Given instruction:
Can you transcribe the data exactly? Leave the pictures out.

Data lines:
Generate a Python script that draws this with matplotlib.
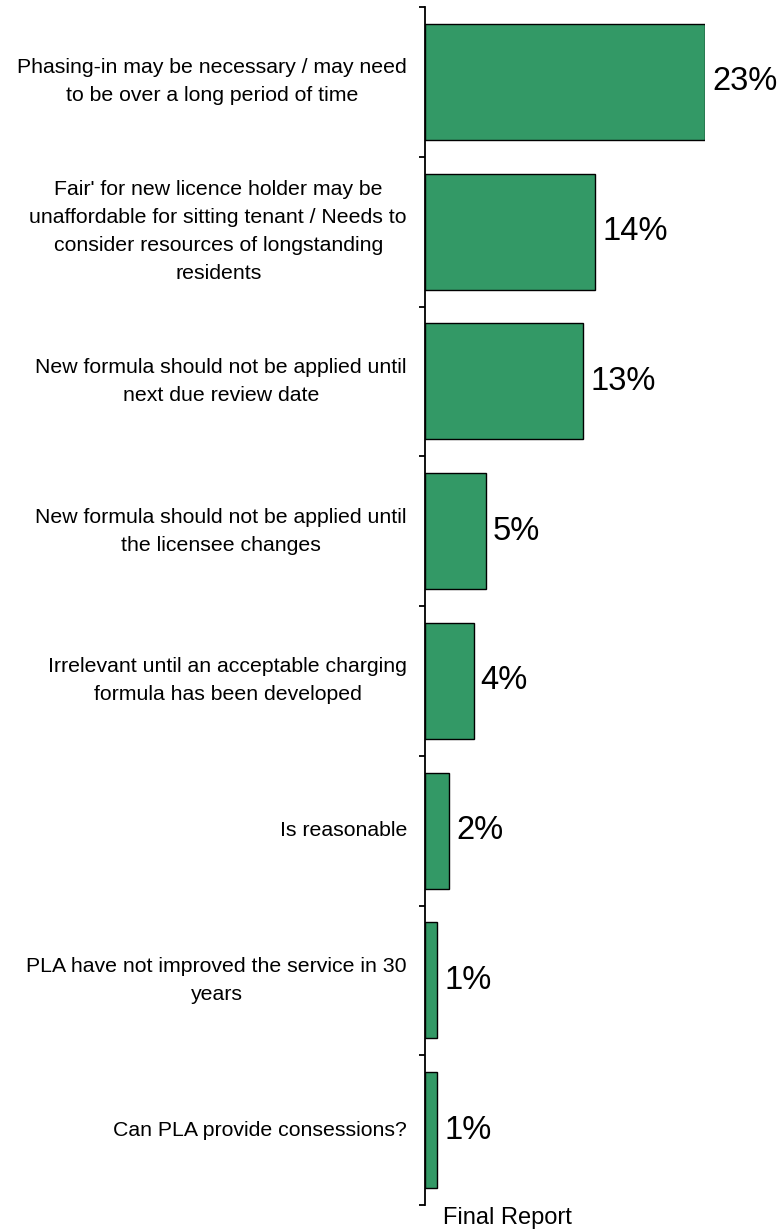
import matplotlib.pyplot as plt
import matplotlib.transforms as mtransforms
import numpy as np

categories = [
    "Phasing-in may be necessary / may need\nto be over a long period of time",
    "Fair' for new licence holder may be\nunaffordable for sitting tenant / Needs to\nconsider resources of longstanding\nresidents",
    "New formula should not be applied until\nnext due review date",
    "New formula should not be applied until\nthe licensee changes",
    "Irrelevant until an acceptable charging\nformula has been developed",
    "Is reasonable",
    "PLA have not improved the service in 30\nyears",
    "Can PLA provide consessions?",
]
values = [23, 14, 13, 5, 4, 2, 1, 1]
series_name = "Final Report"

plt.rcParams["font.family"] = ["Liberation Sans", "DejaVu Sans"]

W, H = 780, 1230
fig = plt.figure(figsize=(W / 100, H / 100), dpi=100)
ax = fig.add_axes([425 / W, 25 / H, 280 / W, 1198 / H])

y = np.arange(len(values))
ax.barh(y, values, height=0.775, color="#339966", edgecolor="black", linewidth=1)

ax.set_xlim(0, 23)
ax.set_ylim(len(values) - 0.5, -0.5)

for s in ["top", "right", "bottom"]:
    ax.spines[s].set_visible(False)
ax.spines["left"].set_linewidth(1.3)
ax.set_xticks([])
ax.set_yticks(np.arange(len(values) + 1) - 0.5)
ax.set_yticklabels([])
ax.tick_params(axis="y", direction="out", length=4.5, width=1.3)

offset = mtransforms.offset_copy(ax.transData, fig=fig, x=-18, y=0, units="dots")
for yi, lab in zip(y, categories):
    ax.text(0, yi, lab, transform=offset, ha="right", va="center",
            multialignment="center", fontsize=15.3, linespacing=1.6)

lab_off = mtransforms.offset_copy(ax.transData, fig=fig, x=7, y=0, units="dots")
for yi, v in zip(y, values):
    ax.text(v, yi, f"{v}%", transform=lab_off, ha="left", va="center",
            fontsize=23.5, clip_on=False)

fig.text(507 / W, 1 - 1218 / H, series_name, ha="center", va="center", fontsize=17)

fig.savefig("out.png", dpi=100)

The response:
Generate a Python script that draws this with matplotlib.
import matplotlib.pyplot as plt
import matplotlib.transforms as mtransforms
import numpy as np

categories = [
    "Phasing-in may be necessary / may need\nto be over a long period of time",
    "Fair' for new licence holder may be\nunaffordable for sitting tenant / Needs to\nconsider resources of longstanding\nresidents",
    "New formula should not be applied until\nnext due review date",
    "New formula should not be applied until\nthe licensee changes",
    "Irrelevant until an acceptable charging\nformula has been developed",
    "Is reasonable",
    "PLA have not improved the service in 30\nyears",
    "Can PLA provide consessions?",
]
values = [23, 14, 13, 5, 4, 2, 1, 1]
series_name = "Final Report"

plt.rcParams["font.family"] = ["Liberation Sans", "DejaVu Sans"]

W, H = 780, 1230
fig = plt.figure(figsize=(W / 100, H / 100), dpi=100)
ax = fig.add_axes([425 / W, 25 / H, 280 / W, 1198 / H])

y = np.arange(len(values))
ax.barh(y, values, height=0.775, color="#339966", edgecolor="black", linewidth=1)

ax.set_xlim(0, 23)
ax.set_ylim(len(values) - 0.5, -0.5)

for s in ["top", "right", "bottom"]:
    ax.spines[s].set_visible(False)
ax.spines["left"].set_linewidth(1.3)
ax.set_xticks([])
ax.set_yticks(np.arange(len(values) + 1) - 0.5)
ax.set_yticklabels([])
ax.tick_params(axis="y", direction="out", length=4.5, width=1.3)

offset = mtransforms.offset_copy(ax.transData, fig=fig, x=-18, y=0, units="dots")
for yi, lab in zip(y, categories):
    ax.text(0, yi, lab, transform=offset, ha="right", va="center",
            multialignment="center", fontsize=15.3, linespacing=1.6)

lab_off = mtransforms.offset_copy(ax.transData, fig=fig, x=7, y=0, units="dots")
for yi, v in zip(y, values):
    ax.text(v, yi, f"{v}%", transform=lab_off, ha="left", va="center",
            fontsize=23.5, clip_on=False)

fig.text(507 / W, 1 - 1218 / H, series_name, ha="center", va="center", fontsize=17)

fig.savefig("out.png", dpi=100)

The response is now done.